Ces deux conditions – l’héritage des huit dernières années et le contexte électoral  incitent évidemment Hillary Clinton, qui a toujours cultivé une image – pour le coup cette fois authentique  de quelqu'un de proche des problématiques de sécurité nationale et du monde militaire, même en ayant été féministe dans sa jeunesse, à apparaître comme déterminée sur le front de la sécurité et de la politique extérieure.

Cultiver cette image-là est d’autant plus important pour une candidate qui prétend devenir commandant en chef. Il s’agit donc de bien occuper ce terrain, qui bénéficie traditionnellement aux Républicains, face à un adversaire dont elle sait très bien qu'il saura l’exploiter avec habileté.

Voilà les conditions qui dictent son discours par rapport aux pays du Golfe.

Si jamais Hillary Clinton est élue Présidente, aura-t-elle les moyens de maintenir cette ligne de pression envers l'Arabie Saoudite ? Le rôle économique et géopolitique du Royaume, ainsi que le contexte politique au Congrès américain, ne représentent-ils pas de sérieux obstacles ?

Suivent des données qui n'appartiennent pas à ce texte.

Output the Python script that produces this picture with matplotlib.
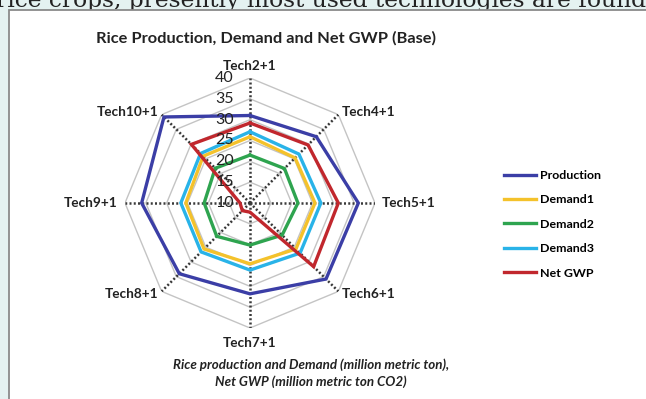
import matplotlib
matplotlib.use("Agg")
import matplotlib.pyplot as plt
import matplotlib.transforms as mtransforms
from matplotlib.patches import Rectangle
from matplotlib.lines import Line2D
import numpy as np

# values
categories = ["Tech2+1", "Tech4+1", "Tech5+1", "Tech6+1",
              "Tech7+1", "Tech8+1", "Tech9+1", "Tech10+1"]
production = [31.0, 32.5, 36.0, 35.8, 31.8, 34.0, 36.0, 39.2]
demand1 = [25.9, 25.3, 25.6, 25.6, 24.6, 25.6, 25.4, 25.9]
demand2 = [21.5, 21.7, 21.5, 20.9, 20.1, 21.3, 21.0, 21.8]
demand3 = [27.1, 26.6, 27.0, 27.0, 26.1, 26.6, 26.6, 26.8]
net_gwp = [29.2, 29.7, 31.2, 31.6, 12.2, 12.6, 12.4, 29.9]
r_ticks = [10, 15, 20, 25, 30, 35, 40]

series = [
    ("Production", production, "#3b3ea6"),
    ("Demand1", demand1, "#f4c22b"),
    ("Demand2", demand2, "#2ea44f"),
    ("Demand3", demand3, "#29b3e8"),
    ("Net GWP", net_gwp, "#c1272d"),
]

W, H = 646, 399
fig = plt.figure(figsize=(W / 100, H / 100), dpi=100)
fig.patch.set_facecolor("#e4f2f1")

def fx(px):
    return px / W

def fy(py):
    return 1 - py / H

# page text above the chart box, cut by the top edge as in the scan
fig.text(fx(-4), fy(7.5), "rice crops, presently most used technologies are found",
         family="DejaVu Serif", fontsize=16.8, color="#222222",
         ha="left", va="baseline", zorder=0)

# white chart box (runs off the right and bottom edges)
box = Rectangle((fx(9), fy(420)), fx(700), fy(10) - fy(420),
                transform=fig.transFigure, facecolor="white",
                edgecolor="#8a8a8a", linewidth=1.3, zorder=1)
fig.patches.append(box)

fig.text(fx(266), fy(38), "Rice Production, Demand and Net GWP (Base)",
         family="Lato", fontweight="bold", fontsize=11.8, color="#222222",
         ha="center", va="center", zorder=3)

cx, cy, R = 250, 203, 125
ax = fig.add_axes([fx(cx - R), fy(cy + R), 2 * R / W, 2 * R / H],
                  projection="polar")
ax.set_zorder(2)
ax.set_theta_zero_location("N")
ax.set_theta_direction(-1)
ax.set_ylim(r_ticks[0], r_ticks[-1])
ax.grid(False)
ax.set_xticks([])
ax.set_yticks([])
ax.spines["polar"].set_visible(False)
ax.patch.set_alpha(0)

n = len(categories)
theta = np.arange(n) * 2 * np.pi / n
theta_closed = np.append(theta, theta[0])

# octagonal gridlines
for r in r_ticks[1:]:
    ax.plot(theta_closed, [r] * (n + 1), color="#c4c4c4", lw=1.0, zorder=1)
# spokes
for t in theta:
    ax.plot([t, t], [r_ticks[0], r_ticks[-1]], color="#3a3a3a", lw=1.8,
            ls=(0, (0.8, 0.9)), zorder=1)

handles = []
for name, vals, col in series:
    ax.plot(theta_closed, vals + vals[:1], color=col, lw=2.4, zorder=3,
            solid_joinstyle="miter")
    handles.append(Line2D([], [], color=col, lw=2.4))

# radial value labels left of the top spoke
lab_tr = mtransforms.offset_copy(ax.transData, fig=fig, x=-16, y=0, units="dots")
for r in r_ticks:
    ax.text(0, r, str(r), transform=lab_tr, ha="right", va="center",
            family="Lato", fontsize=11.5, color="#222222", zorder=4)

# category labels
label_pos = [(42.9, "center"), (41.0, "left"), (41.7, "left"), (41.0, "left"),
             (43.6, "center"), (41.0, "right"), (41.7, "right"), (41.0, "right")]
for t, name, (r, ha) in zip(theta, categories, label_pos):
    ax.text(t, r, name, ha=ha, va="center", family="Lato", fontweight="bold",
            fontsize=9.8, color="#222222", clip_on=False, zorder=4)

fig.legend(handles, [s[0] for s in series], loc="upper left",
           bbox_to_anchor=(fx(493), fy(159)), frameon=False,
           prop={"family": "Lato", "weight": "bold", "size": 8.9},
           handlelength=2.6, handletextpad=0.3, labelspacing=1.08)

fig.text(fx(311), fy(365), "Rice production and Demand (million metric ton),",
         family="Lato", fontweight="bold", style="italic", fontsize=9.6,
         color="#222222", ha="center", va="center", zorder=3)
fig.text(fx(311), fy(382), "Net GWP (million metric ton CO2)",
         family="Lato", fontweight="bold", style="italic", fontsize=9.6,
         color="#222222", ha="center", va="center", zorder=3)

fig.savefig("out.png", dpi=100)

Il y a toujours un hiatus entre les discours électoraux et la réalité des politiques mises en œuvre ensuite. Les premiers concernés, les dirigeants américains comme les dirigeants des pays du Golfe, ne sont pas dupes. En revanche, cela peut signaler une préoccupation américaine quant à la stabilité régionale, qui repose avant tout sur la stabilité intérieure des pays. C'est tout l'enjeu évoqué précédemment : ces pays doivent être capables de réformes, notamment en Arabie Saoudite, pour apporter à la société civile une vision nouvelle pour son avenir.

Ce sera un enjeu régional et international important. En tant qu'alliées des Etats-Unis et des Occidentaux d'une façon générale, les monarchies pétrolières ne peuvent nier qu'elles sont devant un défi intérieur très fort. Au niveau international, cela s'exprime par une révision des liens étroits qui unissent une partie de leurs dirigeants aux milieux islamistes internationaux ; voilà le sens des remarques de Clinton.

En clair, quel que soit l'élu aux Etats-Unis, Washington et ses alliés occidentaux sont placés devant la nécessité de défaire un nœud gordien, à savoir une alliance contre-nature avec des régimes quasi-théocratiques qui nourrissent les mouvements radicaux qui essaiment au cœur des sociétés occidentales, sachant qu’une bonne partie des élites de ces pays – je pense notamment à l'Arabie Saoudite – ne respectent pas personnellement la conduite dictée par les lois religieuses en vigueur dans leur pays.

Pour ce qui est de la situation intérieure américaine, je pense que s'il y a victoire démocrate à la présidentielle, les Démocrates ont de bonne chances de remporter aussi la majorité au Congrès (conserver le Sénat et reconquérir la Chambre), ce qui donnerait une marge de manœuvre à une présidente Clinton.

Par cette déclaration sans ambiguité envers l'Arabie Saoudite et les pétromonarchies du Golfe, Hillary Clinton confirme-t-elle le changement de stratégie des Etats-Unis et surtout des démocrates au Moyen-Orient, alors que Barack Obama a notamment beaucoup oeuvré pour le dégel des relations avec l'Iran ?

Je pense qu'elle s'inscrira dans la ligne révisionniste et l'actualisation voulue par Barack Obama, qui consiste à briser l'isolement des relations américano-iraniennes et à renouveler l'influence des Etats-Unis dans la région via l'Iran, dans un contexte de recul très net de leur poids politique et de leur perception par les opinions publiques dans la région suite à l'opération en Irak.

Ce rééquilibrage sera très probablement poursuivi par une éventuelle administration Clinton.